L’Azerbaigian ha ripetutamente avvertito la comunità internazionale che l’Armenia si stava preparando per un nuovo atto di aggressione e per la guerra. L’Azerbaigian ha più volte affermato che l’attacco militare in corso dell’Armenia contro l’Azerbaigian, e la presenza delle forze armate dell’Armenia nei territori occupati dell’Azerbaigian, rappresentano la principale minaccia alla pace e alla stabilità regionale. Sullo sfondo dei dibattiti generali della 75a sessione dell’Assemblea generale delle Nazioni Unite, in un momento in cui il mondo sta combattendo la pandemia Covid-19, la leadership politico-militare dell’Armenia è ricorsa a un’altra avventura e provocazione militare. Con queste azioni, la leadership dell’Armenia ha dimostrato ancora una volta mancanza di rispetto per il diritto internazionale, la Carta delle Nazioni Unite e la comunità internazionale.
Quello che l’Azerbaigian denuncia, in questi difficili momenti, è che l’Armenia sta colpendo ripetutamente obiettivi civili. Le sue azioni hanno portato all’uccisione di un’intera famiglia, composta di cinque persone, inclusi due bambini, nel villaggio di Gashalti (distretto di Naftalan) e dalla mattina del 28 settembre la città di Tartar è sotto il fuoco nemico. Si tratta di crimini di Guerra, e la comunità internazionale ha l’obbligo di condanna ed intervento.
La nostra posizione si basa sul diritto internazionale e sulla giustizia. Sono ormai 30 anni che il nostro popolo subisce una grande ingiustizia, l’aggressione militare da parte dell’Armenia. Le forze armate dell’Azerbaigian stanno attuando misure di controffensiva e ritorsione nel quadro del diritto all’autodifesa e nel pieno rispetto del diritto internazionale umanitario, al fine di prevenire ulteriori aggressioni militari dell’Armenia e garantire la sicurezza della popolazione civile, che vive vicino alla linea di contatto.

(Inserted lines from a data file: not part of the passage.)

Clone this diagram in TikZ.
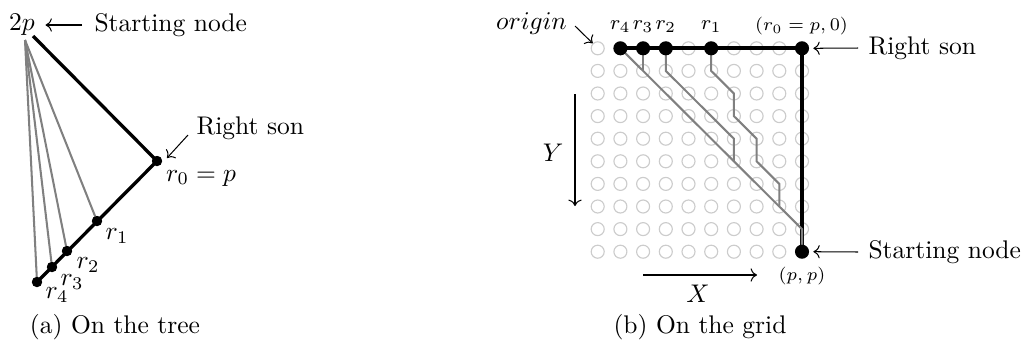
\documentclass[tikz,border=0pt]{standalone}
\usetikzlibrary{arrows.meta}
\begin{document}
\begin{tikzpicture}[x=0.392pt,y=-0.392pt,
  gridc/.style={circle,draw=gray!40,line width=0.45pt,inner sep=0pt,minimum size=5.1pt},
  bigdot/.style={circle,fill=black,inner sep=0pt,minimum size=5.5pt},
  treedot/.style={circle,fill=black,inner sep=0pt,minimum size=4pt},
  blackpath/.style={line width=1.6pt,line join=miter},
  treepath/.style={line width=1.3pt},
  graypath/.style={gray,line width=0.8pt},
  lab/.style={inner sep=1pt},
  ptr/.style={->,line width=0.4pt}]
\useasboundingbox (0,0) rectangle (1029,353);

% ---------------- (a) tree ----------------
\node[inner sep=0pt] (twop) at (22,25) {$2p$};
\node[anchor=west,inner sep=0pt] (tsn) at (94,25) {Starting node};
\coordinate (tb) at (33,36);
\coordinate (tg) at (25,40);
\node[treedot] (t0) at (157,161) {};
\node[treedot] (t1) at (97,221) {};
\node[treedot] (t2) at (67,251) {};
\node[treedot] (t3) at (52,267) {};
\node[treedot] (t4) at (37,282) {};
\draw[ptr] (tsn.west) ++(-12,0) coordinate (tsa) (tsa) -- ([xshift=4pt]twop.east);
\foreach \i in {1,2,3,4} \draw[graypath] (tg) -- (t\i.center);
\draw[treepath] (tb) -- (t0.center) -- (t4.center);
\foreach \i in {0,...,4} \node[treedot] at (t\i) {};
\node[anchor=west,inner sep=0pt] (trs) at (196,128) {Right son};
\coordinate (trsa) at (188,135);
\draw[ptr] (trsa) -- (167,158) coordinate (trse);
\node[lab] (l0) at (201,178) {$r_0 = p$};
\node[lab] (l1) at (117,236) {$r_1$};
\node[lab] (l2) at (88,265) {$r_2$};
\node[lab] (l3) at (72,282) {$r_3$};
\node[lab] (l4) at (57,295) {$r_4$};
\node (capa) at (115,327) {(a) On the tree};

% ---------------- (b) grid ----------------
\foreach \c in {0,...,9} \foreach \r in {0,...,9}
  \node[gridc] (g\c-\r) at (597.7+22.7*\c,48.3+22.6*\r) {};
\draw[blackpath] (g1-0.center) -- (g9-0.center) -- (g9-9.center);
\draw[graypath] (g1-0.center) -- (g9-8.center) -- (g9-9.center);
\draw[graypath] (g2-0.center) -- (g2-1.center);
\draw[graypath] (g3-0.center) -- (g3-1.center) -- (g6-4.center) -- (g6-5.center);
\draw[graypath] (g5-0.center) -- (g5-1.center) -- (g6-2.center) -- (g6-3.center)
  -- (g7-4.center) -- (g7-5.center) -- (g8-6.center) -- (g8-7.center);
\node[bigdot] (r4) at (g1-0) {};
\node[bigdot] (r3) at (g2-0) {};
\node[bigdot] (r2) at (g3-0) {};
\node[bigdot] (r1) at (g5-0) {};
\node[bigdot] (r0) at (g9-0) {};
\node[bigdot] (st) at (g9-9) {};
\node[font=\footnotesize,inner sep=0pt] (lr4) at (620.4,27) {$r_4$};
\node[font=\footnotesize,inner sep=0pt] (lr3) at (643.1,27) {$r_3$};
\node[font=\footnotesize,inner sep=0pt] (lr2) at (665.8,27) {$r_2$};
\node[font=\footnotesize,inner sep=0pt] (lr1) at (711.2,27) {$r_1$};
\node[font=\scriptsize,inner sep=0pt] (lr0) at (801.5,26) {$(r_0 = p, 0)$};
\node[font=\scriptsize,inner sep=0pt] (lpp) at (802,276) {$(p, p)$};
\node[inner sep=0pt] (orig) at (531.5,24) {$origin$};
\coordinate (oa) at (575,26);
\draw[ptr] (oa) -- (g0-0.north west);
\coordinate (ya) at (575,94);
\coordinate (yb) at (575,206);
\draw[ptr] (ya) -- (yb);
\node (ylab) at (553,153) {$Y$};
\coordinate (xa) at (643,275);
\coordinate (xb) at (757,275);
\draw[ptr] (xa) -- (xb);
\node (xlab) at (698,294) {$X$};
\node[anchor=west,inner sep=0pt] (grs) at (868,48) {Right son};
\draw[ptr] ([xshift=-3.9pt]grs.west) -- ([xshift=1.5pt]r0.east);
\node[anchor=west,inner sep=0pt] (gsn) at (868,252) {Starting node};
\draw[ptr] ([xshift=-3.9pt]gsn.west) -- ([xshift=1.5pt]st.east);
\node (capb) at (700,327) {(b) On the grid};
\end{tikzpicture}
\end{document}
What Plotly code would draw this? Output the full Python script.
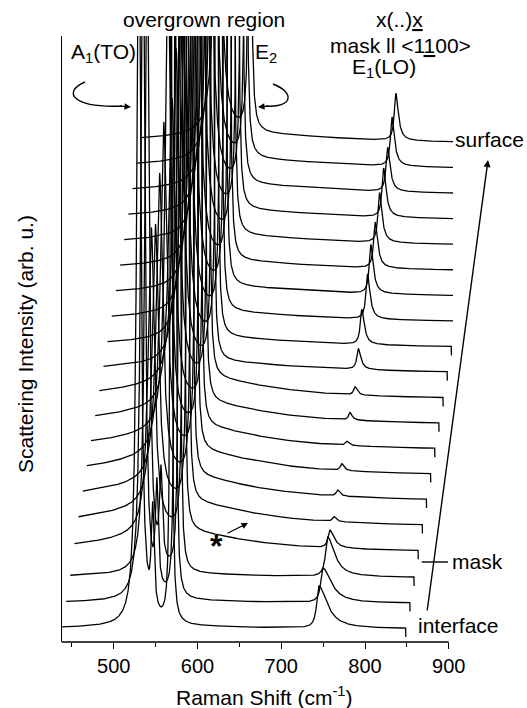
import numpy as np
import plotly.graph_objects as go

FONT = "Liberation Sans, Arial, sans-serif"

# ---------------- data ----------------
# 20 Raman spectra, index 0 = interface (bottom) ... 19 = surface (top)
x_first = 438.3        # first Raman shift of each spectrum (cm-1)
x_last = 848.7         # last Raman shift of each spectrum (cm-1)
shift_x = 4.95         # waterfall shift between consecutive spectra (cm-1)
shift_y = 1.0          # waterfall shift between consecutive spectra (arb. u.)
base_y = 0.5
end_drop = 0.35        # drop of the last recorded point

# A1(TO) phonon
a1_pos = [529.9, 529.9, 529.9, 530.0, 530.0, 530.0, 530.0, 530.0, 530.0, 530.0,
          530.0, 530.0, 530.0, 530.0, 530.0, 530.0, 530.0, 530.0, 530.0, 530.0]
a1_amp = [30.0, 28.0, 26.0, 12.0, 11.0, 12.0, 13.0, 19.0, 12.0, 13.0,
          14.0, 14.0, 14.0, 14.0, 14.0, 14.0, 14.0, 14.0, 14.0, 14.0]
a1_hw = [2.8, 2.8, 2.8, 4.5, 4.5, 4.5, 4.5, 3.5, 4.5, 4.5,
         4.5, 4.5, 4.5, 4.5, 4.5, 4.5, 4.5, 4.5, 4.5, 4.5]
# extra band between A1(TO) and E2 near the interface
mid_pos = [546.5] * 20
mid_amp = [4.0, 4.0, 3.5] + [0.0] * 17
# E2 phonon (very strong, clipped)
e2_pos = [568.5] * 20
e2_amp = [30.0] * 20
e2_hw = [1.2] * 20
# E1(LO) phonon
lo_pos = [744.8, 744.7, 745.4, 743.1, 743.0, 742.5, 742.4, 743.5, 742.4, 743.5,
          742.5, 741.7, 743.5, 742.5, 742.8, 743.0, 742.9, 742.8, 743.0, 742.7]
lo_amp = [1.65, 1.35, 1.55, 0.70, 0.20, 0.24, 0.27, 0.16, 0.30, 0.32,
          0.82, 1.37, 1.76, 1.92, 1.80, 1.96, 1.92, 1.73, 1.92, 1.85]
lo_hw_left = [3.0, 3.0, 3.0, 2.5, 2.0, 2.0, 2.0, 2.0, 2.0, 2.0,
              2.2, 2.2, 2.2, 2.2, 2.2, 2.2, 2.2, 2.2, 2.2, 2.2]
lo_hw_right = [12.0, 12.0, 10.0, 6.0, 3.0, 3.0, 3.0, 3.0, 3.0, 3.0,
               3.5, 3.5, 3.5, 3.5, 3.5, 3.5, 3.5, 3.5, 3.5, 3.5]
# broad background band (marked * in the mask region)
bg_pos = [560.0] * 20
bg_amp = [0.10, 0.10, 0.15, 0.80, 0.95, 0.95, 0.95, 0.90, 0.85, 0.80,
          0.45, 0.40, 0.40, 0.40, 0.40, 0.40, 0.40, 0.40, 0.40, 0.40]
bg_hw = [150.0, 150.0, 150.0, 100.0, 100.0, 100.0, 100.0, 100.0, 100.0, 100.0,
         150.0, 150.0, 150.0, 150.0, 150.0, 150.0, 150.0, 150.0, 150.0, 150.0]

x_ticks = [500, 600, 700, 800, 900]
x_minor_ticks = [450, 550, 650, 750, 850]

# ---------------- figure ----------------
W, H = 527, 708
ML, MR, MT, MB = 62, 74, 36, 66
PW, PH = W - ML - MR, H - MT - MB
X_RANGE = [438.3, 905.0]
Y_RANGE = [0, PH / 25.5]
TXT = 21


def px(xp, yp):
    return (xp - ML) / PW, (H - MB - yp) / PH


def lor(x, x0, a, g):
    return a * g * g / ((x - x0) ** 2 + g * g)


def alor(x, x0, a, gl, gr):
    g = np.where(x < x0, gl, gr)
    return a * g * g / ((x - x0) ** 2 + g * g)


grid = np.arange(x_first, x_last, 0.2)
fig = go.Figure()
for k in range(20):
    y = (lor(grid, bg_pos[k], bg_amp[k], bg_hw[k])
         + lor(grid, a1_pos[k], a1_amp[k], a1_hw[k])
         + lor(grid, mid_pos[k], mid_amp[k], 2.0)
         + lor(grid, e2_pos[k], e2_amp[k], e2_hw[k])
         + alor(grid, lo_pos[k], lo_amp[k], lo_hw_left[k], lo_hw_right[k]))
    xs = np.append(grid, x_last) + k * shift_x
    ys = np.append(y, y[-1] - end_drop) + base_y + k * shift_y
    fig.add_trace(go.Scatter(x=xs, y=ys, mode="lines",
                             line=dict(color="black", width=1.3),
                             showlegend=False, hoverinfo="skip"))

annotations = []
shapes = []


def text(s, x, y, size=TXT, xanchor="center", angle=0):
    xp, yp = px(x, y)
    annotations.append(dict(text=s, x=xp, y=yp, xref="paper", yref="paper",
                            xanchor=xanchor, yanchor="middle", showarrow=False,
                            textangle=angle,
                            font=dict(family=FONT, size=size, color="black")))


def arrow(tip, tail, width=1.4, size=1.0):
    xp, yp = px(*tip)
    annotations.append(dict(text="", x=xp, y=yp, xref="paper", yref="paper",
                            ax=tail[0] - tip[0], ay=tail[1] - tip[1],
                            showarrow=True, arrowhead=2, arrowsize=size,
                            arrowwidth=width, arrowcolor="black"))


def path(points):
    cmds = []
    for c, pts in points:
        cmds.append(c + " " + " ".join("%.4f,%.4f" % px(*p) for p in pts))
    shapes.append(dict(type="path", xref="paper", yref="paper",
                       path=" ".join(cmds), line=dict(color="black", width=1.4)))


text("overgrown region", 204, 19)
text("x(..)<u>x</u>", 399, 19)
text("mask ll &lt;1<u>1</u>00&gt;", 400, 46)
text("E<sub>1</sub>(LO)", 384, 68)
text("A<sub>1</sub>(TO)", 103, 53)
text("E<sub>2</sub>", 266, 53)
text("surface", 453, 139, xanchor="left")
text("mask", 450, 561, xanchor="left")
text("interface", 416, 625, xanchor="left")
text("<b>*</b>", 216, 546, size=32)
text("Scattering Intensity (arb. u.)", 26, 344, angle=-90)
text("Raman Shift (cm<sup>-1</sup>)", 264, 696)

arrow((488, 160), (427, 612))
arrow((248, 523), (226, 534), width=1.3)
arrow((131, 107), (119, 106), width=1.3)
arrow((258, 107), (270, 106), width=1.3)
path([("M", [(85, 82)]), ("C", [(62, 92), (72, 108), (122, 106)])])
path([("M", [(273, 84)]), ("C", [(296, 93), (292, 108), (266, 106)])])

# mask marker on the arrow
x0p, y0p = px(421.7, 562)
x1p, _ = px(448, 562)
shapes.append(dict(type="line", xref="paper", yref="paper", x0=x0p, x1=x1p,
                   y0=y0p, y1=y0p, line=dict(color="black", width=1.4)))
# x-axis line ending at 900
shapes.append(dict(type="line", xref="x", yref="paper", x0=X_RANGE[0], x1=900,
                   y0=0, y1=0, line=dict(color="black", width=1.4)))

fig.update_layout(
    width=W, height=H, margin=dict(l=ML, r=MR, t=MT, b=MB, pad=0),
    paper_bgcolor="white", plot_bgcolor="white",
    font=dict(family=FONT, size=20, color="black"),
    annotations=annotations, shapes=shapes,
    xaxis=dict(range=X_RANGE, showgrid=False, zeroline=False, showline=False,
               tickmode="array", tickvals=x_ticks, ticks="outside", ticklen=6,
               tickwidth=1.3, tickcolor="black",
               minor=dict(tickvals=x_minor_ticks, ticks="outside",
                          ticklen=4, tickwidth=1.3, tickcolor="black"),
               tickfont=dict(family=FONT, size=20, color="black")),
    yaxis=dict(range=Y_RANGE, showgrid=False, zeroline=False, showline=True,
               linecolor="black", linewidth=1.4, showticklabels=False,
               ticks=""),
)

fig.write_html("out.html")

Le forze armate dell’Azerbaigian stanno combattendo sulla nostra terra per proteggere e difendere l’integrità territoriale dell’Azerbaigian sul suo territorio. L’Azerbaigian non ha nessun obiettivo nei territori di altri paesi. Invece, vorremmo chiedere, cosa fa il soldato armeno nella nostra terra? Cosa fa l’esercito dell’Armenia nella nostra terra? L’Armenia è un paese occupante, e questa occupazione deve avere fine. C’è solo un’unica via per la soluzione del conflitto. Le forze di occupazione dell’Armenia devono ritirarsi dai territori dell’Azerbaigian. L’integrità territoriale dell’Azerbaigian deve essere ripristinata. Non c’è un’altra soluzione. Come ha detto il Presidente dell’Azerbaigian Ilham Aliyev “Noi siamo sulla strada della giustizia. Il Karabakh è Azerbaigian!”.